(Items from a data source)
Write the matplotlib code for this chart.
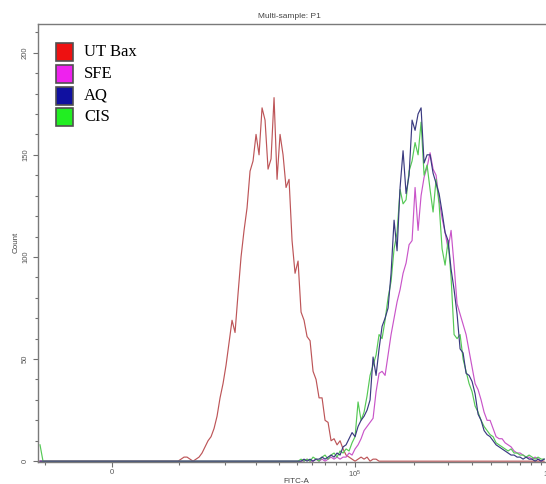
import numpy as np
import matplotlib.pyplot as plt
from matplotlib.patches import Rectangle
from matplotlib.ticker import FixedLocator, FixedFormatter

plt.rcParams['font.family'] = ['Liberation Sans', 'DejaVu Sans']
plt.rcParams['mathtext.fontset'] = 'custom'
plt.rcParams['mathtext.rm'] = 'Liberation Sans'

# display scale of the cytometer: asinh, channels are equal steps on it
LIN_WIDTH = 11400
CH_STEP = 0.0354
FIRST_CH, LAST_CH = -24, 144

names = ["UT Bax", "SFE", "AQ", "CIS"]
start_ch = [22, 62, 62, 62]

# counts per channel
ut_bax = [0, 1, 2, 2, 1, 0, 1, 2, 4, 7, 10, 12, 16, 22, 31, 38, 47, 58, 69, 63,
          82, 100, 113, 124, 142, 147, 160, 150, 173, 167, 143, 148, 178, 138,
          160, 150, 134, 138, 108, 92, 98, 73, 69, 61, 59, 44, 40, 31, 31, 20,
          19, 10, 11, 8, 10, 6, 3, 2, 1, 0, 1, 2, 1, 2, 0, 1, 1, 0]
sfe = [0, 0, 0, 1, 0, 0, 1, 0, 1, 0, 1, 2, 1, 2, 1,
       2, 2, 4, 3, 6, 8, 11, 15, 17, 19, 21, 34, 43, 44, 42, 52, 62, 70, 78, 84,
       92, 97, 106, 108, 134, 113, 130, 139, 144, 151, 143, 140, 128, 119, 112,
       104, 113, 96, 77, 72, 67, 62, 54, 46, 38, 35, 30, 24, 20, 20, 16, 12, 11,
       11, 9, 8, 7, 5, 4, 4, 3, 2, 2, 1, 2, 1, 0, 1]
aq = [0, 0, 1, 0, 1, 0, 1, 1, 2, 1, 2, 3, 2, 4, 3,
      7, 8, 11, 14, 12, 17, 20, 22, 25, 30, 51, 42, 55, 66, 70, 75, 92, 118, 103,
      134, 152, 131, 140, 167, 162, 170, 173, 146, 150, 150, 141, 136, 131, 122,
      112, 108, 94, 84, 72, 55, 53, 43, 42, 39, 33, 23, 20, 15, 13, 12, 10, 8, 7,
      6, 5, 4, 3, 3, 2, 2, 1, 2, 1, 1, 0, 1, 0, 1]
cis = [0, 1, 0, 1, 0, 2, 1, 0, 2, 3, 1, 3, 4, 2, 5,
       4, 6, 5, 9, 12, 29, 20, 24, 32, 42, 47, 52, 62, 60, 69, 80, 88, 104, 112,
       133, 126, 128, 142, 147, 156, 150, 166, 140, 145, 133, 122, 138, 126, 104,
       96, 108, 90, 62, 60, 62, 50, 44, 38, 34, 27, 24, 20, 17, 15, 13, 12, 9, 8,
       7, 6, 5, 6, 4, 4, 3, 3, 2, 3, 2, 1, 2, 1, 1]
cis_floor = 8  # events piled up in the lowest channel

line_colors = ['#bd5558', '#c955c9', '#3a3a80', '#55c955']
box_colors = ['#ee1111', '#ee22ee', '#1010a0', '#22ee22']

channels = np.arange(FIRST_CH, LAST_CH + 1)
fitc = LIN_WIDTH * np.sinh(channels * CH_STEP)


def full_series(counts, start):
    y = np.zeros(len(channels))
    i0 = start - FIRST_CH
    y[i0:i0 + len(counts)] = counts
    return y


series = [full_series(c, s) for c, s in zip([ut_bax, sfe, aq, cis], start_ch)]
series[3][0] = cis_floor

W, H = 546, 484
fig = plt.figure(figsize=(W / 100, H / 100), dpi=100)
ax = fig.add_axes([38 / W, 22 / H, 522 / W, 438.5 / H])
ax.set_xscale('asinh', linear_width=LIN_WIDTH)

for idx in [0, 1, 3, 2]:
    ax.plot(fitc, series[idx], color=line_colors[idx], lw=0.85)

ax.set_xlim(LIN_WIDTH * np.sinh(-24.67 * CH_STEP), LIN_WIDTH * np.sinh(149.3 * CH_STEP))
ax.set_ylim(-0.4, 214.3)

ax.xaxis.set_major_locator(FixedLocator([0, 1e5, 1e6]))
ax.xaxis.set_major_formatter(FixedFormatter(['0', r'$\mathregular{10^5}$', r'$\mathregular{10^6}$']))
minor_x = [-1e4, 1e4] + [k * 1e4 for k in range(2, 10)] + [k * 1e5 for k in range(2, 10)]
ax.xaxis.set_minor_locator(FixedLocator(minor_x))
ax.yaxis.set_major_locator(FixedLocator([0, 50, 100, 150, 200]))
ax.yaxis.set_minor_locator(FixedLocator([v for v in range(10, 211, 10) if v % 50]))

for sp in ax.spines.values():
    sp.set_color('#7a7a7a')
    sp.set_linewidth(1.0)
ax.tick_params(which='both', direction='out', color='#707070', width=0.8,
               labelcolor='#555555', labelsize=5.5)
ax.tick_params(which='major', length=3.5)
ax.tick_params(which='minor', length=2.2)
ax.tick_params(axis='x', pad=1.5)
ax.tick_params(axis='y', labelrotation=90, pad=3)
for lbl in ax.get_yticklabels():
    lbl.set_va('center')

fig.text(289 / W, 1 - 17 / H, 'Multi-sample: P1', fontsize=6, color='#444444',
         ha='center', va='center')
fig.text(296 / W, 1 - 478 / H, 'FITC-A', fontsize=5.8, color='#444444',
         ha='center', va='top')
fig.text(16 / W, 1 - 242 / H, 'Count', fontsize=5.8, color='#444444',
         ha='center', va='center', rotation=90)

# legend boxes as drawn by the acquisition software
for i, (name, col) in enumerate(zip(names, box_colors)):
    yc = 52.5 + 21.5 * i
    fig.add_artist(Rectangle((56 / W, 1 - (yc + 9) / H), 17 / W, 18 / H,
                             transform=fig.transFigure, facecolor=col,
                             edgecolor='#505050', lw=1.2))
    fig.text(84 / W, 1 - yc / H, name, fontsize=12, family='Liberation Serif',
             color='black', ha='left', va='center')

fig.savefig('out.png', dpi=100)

* * *

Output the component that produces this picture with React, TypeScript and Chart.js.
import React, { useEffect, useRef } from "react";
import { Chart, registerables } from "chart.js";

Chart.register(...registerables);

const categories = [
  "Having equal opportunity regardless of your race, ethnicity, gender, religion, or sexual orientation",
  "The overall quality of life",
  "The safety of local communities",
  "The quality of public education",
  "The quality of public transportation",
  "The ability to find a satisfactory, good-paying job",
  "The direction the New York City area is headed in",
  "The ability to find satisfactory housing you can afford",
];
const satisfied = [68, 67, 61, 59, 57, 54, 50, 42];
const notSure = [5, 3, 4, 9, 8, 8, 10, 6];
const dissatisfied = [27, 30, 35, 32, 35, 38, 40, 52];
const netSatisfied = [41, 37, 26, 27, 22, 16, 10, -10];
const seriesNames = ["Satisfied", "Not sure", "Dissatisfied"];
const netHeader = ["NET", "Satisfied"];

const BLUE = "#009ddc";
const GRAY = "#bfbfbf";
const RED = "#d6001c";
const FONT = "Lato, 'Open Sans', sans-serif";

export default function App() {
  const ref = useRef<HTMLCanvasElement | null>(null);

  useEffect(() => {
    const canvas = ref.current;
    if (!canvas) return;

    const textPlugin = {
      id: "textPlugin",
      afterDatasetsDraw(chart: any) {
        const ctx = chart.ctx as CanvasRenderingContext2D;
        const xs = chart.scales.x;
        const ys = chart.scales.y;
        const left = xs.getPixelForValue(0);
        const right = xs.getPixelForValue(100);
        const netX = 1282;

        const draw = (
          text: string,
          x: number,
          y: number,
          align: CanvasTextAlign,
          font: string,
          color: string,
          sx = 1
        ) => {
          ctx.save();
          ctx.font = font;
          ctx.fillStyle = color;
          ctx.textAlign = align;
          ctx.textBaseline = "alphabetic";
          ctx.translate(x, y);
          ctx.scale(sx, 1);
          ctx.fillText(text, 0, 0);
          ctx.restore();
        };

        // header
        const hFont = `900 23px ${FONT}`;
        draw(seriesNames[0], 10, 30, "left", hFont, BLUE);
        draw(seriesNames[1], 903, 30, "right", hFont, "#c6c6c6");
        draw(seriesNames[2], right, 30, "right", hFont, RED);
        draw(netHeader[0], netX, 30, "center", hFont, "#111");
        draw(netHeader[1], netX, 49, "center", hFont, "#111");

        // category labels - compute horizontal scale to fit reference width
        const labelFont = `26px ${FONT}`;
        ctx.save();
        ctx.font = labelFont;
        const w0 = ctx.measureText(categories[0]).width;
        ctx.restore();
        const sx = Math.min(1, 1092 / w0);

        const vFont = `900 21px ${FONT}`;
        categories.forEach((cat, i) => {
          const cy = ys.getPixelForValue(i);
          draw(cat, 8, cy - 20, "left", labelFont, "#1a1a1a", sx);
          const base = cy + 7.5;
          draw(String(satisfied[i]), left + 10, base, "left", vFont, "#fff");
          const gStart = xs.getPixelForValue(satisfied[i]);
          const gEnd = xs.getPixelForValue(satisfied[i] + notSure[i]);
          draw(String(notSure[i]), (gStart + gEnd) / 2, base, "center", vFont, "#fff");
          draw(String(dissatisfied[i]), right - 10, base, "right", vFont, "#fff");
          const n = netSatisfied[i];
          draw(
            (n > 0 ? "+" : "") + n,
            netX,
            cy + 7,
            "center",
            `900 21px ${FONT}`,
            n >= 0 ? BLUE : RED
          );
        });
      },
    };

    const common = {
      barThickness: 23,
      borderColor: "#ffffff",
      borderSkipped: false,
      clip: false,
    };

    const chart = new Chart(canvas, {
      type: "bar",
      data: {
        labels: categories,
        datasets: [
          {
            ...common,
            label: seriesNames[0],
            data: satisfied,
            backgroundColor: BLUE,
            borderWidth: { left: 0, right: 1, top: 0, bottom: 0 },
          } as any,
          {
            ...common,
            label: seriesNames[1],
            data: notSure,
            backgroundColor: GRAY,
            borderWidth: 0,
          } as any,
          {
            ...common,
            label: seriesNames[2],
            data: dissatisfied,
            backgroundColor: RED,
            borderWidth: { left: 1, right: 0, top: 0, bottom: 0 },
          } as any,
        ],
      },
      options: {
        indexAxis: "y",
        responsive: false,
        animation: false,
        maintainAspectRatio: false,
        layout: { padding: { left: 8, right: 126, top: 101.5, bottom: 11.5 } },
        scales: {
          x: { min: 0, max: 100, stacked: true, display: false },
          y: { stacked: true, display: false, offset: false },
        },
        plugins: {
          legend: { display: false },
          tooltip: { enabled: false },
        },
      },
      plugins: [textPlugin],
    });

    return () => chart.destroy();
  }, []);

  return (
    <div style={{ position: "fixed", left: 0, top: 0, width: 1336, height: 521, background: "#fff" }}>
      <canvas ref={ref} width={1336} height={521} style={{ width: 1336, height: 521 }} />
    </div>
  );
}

...

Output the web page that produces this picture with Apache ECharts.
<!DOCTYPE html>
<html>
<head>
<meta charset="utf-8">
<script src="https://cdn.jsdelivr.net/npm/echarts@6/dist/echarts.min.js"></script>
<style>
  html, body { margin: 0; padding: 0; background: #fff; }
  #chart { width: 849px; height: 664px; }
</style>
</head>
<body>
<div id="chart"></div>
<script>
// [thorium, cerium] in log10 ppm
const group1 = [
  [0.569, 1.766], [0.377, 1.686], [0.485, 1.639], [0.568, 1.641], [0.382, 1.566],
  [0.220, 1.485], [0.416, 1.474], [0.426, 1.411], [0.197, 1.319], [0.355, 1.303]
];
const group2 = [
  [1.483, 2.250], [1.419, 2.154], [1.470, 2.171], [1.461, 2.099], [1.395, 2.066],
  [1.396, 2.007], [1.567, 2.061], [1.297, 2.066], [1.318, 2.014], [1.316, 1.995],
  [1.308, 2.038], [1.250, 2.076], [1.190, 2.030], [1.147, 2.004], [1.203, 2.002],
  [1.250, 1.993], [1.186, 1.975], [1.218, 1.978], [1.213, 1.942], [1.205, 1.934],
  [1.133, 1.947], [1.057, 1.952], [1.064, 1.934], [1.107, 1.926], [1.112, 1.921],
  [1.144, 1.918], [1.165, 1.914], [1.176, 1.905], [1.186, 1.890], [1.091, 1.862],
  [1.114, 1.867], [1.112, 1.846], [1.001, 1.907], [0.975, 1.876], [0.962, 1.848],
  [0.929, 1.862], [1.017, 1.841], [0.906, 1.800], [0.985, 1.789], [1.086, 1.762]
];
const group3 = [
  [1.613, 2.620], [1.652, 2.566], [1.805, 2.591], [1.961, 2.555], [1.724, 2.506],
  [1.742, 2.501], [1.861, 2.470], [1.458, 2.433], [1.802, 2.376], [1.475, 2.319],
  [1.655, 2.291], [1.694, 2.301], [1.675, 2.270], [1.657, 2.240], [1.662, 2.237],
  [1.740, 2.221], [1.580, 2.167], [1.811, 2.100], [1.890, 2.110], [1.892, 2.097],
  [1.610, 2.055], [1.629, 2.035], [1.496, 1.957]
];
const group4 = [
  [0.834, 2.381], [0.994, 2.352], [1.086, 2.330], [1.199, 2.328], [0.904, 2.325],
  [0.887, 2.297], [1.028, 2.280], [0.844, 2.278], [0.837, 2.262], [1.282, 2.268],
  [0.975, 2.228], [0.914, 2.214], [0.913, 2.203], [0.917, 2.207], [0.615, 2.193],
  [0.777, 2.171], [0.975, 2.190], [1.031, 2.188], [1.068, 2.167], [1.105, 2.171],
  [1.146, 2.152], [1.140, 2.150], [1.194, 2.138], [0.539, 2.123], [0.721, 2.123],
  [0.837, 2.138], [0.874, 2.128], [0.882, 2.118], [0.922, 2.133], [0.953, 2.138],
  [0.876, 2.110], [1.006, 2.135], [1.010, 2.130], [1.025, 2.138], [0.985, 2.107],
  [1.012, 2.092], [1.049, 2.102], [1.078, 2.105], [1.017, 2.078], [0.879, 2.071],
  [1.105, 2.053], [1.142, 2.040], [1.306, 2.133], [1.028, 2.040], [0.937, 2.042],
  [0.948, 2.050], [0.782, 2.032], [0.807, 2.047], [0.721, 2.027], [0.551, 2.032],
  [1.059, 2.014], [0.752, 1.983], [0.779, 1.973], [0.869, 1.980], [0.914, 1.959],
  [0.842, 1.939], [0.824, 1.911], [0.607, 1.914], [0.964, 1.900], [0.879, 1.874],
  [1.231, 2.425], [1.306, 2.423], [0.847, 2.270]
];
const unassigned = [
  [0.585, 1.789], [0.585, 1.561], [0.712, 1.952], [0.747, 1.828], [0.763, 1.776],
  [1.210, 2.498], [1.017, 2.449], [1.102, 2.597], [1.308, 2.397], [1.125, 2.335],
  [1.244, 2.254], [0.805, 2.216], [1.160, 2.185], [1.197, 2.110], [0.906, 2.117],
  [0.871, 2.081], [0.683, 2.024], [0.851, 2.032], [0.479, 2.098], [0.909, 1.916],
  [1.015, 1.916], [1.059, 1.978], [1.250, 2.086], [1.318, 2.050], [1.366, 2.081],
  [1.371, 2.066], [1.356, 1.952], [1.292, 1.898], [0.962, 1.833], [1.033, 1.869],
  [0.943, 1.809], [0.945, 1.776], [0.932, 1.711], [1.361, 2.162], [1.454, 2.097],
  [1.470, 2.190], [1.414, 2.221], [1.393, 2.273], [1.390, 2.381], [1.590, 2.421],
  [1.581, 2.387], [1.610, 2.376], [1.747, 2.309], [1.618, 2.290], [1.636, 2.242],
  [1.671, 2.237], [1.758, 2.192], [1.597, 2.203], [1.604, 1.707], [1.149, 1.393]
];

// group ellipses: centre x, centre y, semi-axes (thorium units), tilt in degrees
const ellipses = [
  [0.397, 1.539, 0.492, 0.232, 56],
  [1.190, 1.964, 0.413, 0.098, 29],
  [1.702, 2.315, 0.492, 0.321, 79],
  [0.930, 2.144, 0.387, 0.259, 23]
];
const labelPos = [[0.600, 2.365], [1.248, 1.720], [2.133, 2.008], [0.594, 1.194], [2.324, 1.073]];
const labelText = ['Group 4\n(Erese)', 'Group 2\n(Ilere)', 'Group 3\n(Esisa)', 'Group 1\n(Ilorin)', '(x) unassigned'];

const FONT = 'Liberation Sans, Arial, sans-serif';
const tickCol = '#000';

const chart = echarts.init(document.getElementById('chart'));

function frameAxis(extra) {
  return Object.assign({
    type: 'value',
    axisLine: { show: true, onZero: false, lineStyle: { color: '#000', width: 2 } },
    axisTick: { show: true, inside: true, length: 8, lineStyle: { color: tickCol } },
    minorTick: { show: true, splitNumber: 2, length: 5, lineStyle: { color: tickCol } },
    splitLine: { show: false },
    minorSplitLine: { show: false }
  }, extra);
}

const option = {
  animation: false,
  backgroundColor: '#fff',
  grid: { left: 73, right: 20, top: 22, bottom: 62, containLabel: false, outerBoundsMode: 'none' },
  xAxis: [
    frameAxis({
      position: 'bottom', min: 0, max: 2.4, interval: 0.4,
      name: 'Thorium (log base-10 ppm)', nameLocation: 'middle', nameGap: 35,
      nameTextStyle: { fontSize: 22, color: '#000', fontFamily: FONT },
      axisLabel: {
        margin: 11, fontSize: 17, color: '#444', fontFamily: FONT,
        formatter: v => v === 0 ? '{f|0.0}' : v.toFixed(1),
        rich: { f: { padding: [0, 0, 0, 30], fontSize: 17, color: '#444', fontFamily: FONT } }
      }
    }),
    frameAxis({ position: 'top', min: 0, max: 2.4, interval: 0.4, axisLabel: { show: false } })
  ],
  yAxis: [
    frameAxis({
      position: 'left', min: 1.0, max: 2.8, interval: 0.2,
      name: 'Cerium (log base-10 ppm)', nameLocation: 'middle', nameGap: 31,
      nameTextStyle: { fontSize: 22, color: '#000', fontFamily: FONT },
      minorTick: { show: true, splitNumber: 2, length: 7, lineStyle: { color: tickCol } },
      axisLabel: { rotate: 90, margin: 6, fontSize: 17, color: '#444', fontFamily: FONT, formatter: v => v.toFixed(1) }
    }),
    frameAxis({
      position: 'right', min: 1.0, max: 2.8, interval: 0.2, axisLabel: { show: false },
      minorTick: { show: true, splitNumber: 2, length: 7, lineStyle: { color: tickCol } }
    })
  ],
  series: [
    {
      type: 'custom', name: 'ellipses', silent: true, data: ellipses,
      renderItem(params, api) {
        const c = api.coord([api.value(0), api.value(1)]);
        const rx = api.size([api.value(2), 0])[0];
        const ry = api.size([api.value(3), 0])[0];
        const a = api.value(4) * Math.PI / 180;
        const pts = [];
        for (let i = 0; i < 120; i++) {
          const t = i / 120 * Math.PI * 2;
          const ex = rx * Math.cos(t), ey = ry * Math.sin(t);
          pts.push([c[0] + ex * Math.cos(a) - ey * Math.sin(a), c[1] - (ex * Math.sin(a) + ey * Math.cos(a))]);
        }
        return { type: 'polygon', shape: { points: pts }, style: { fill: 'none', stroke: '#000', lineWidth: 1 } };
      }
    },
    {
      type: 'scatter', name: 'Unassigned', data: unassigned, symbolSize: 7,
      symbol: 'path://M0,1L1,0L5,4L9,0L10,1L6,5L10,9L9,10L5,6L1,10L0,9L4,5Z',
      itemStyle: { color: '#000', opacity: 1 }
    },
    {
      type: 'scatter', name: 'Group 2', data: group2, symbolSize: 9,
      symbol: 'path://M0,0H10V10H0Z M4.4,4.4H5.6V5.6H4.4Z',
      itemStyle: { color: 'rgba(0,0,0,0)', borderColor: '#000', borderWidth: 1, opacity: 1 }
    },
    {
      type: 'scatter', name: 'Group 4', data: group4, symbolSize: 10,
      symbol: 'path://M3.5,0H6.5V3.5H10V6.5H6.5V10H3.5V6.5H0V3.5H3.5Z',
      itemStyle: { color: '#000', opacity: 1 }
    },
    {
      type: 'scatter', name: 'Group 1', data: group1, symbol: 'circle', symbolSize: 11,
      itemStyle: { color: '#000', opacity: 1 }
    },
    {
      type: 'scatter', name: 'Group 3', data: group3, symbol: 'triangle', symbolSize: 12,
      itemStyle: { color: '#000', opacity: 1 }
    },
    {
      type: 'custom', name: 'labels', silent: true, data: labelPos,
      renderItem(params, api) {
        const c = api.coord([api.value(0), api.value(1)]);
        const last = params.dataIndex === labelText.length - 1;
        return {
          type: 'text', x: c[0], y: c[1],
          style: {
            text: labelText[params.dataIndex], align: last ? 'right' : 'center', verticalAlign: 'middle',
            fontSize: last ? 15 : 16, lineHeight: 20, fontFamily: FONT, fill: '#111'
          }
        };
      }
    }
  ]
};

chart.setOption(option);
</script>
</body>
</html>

Work to do.
Using the data above, which lines fall from the one with "Write the matplotlib code for this chart." through the one with "start_ch = [22, 62, 62, 62]"? Repeat them exactly, ends included, minus any pictures.

Output for this task.
Write the matplotlib code for this chart.
import numpy as np
import matplotlib.pyplot as plt
from matplotlib.patches import Rectangle
from matplotlib.ticker import FixedLocator, FixedFormatter

plt.rcParams['font.family'] = ['Liberation Sans', 'DejaVu Sans']
plt.rcParams['mathtext.fontset'] = 'custom'
plt.rcParams['mathtext.rm'] = 'Liberation Sans'

# display scale of the cytometer: asinh, channels are equal steps on it
LIN_WIDTH = 11400
CH_STEP = 0.0354
FIRST_CH, LAST_CH = -24, 144

names = ["UT Bax", "SFE", "AQ", "CIS"]
start_ch = [22, 62, 62, 62]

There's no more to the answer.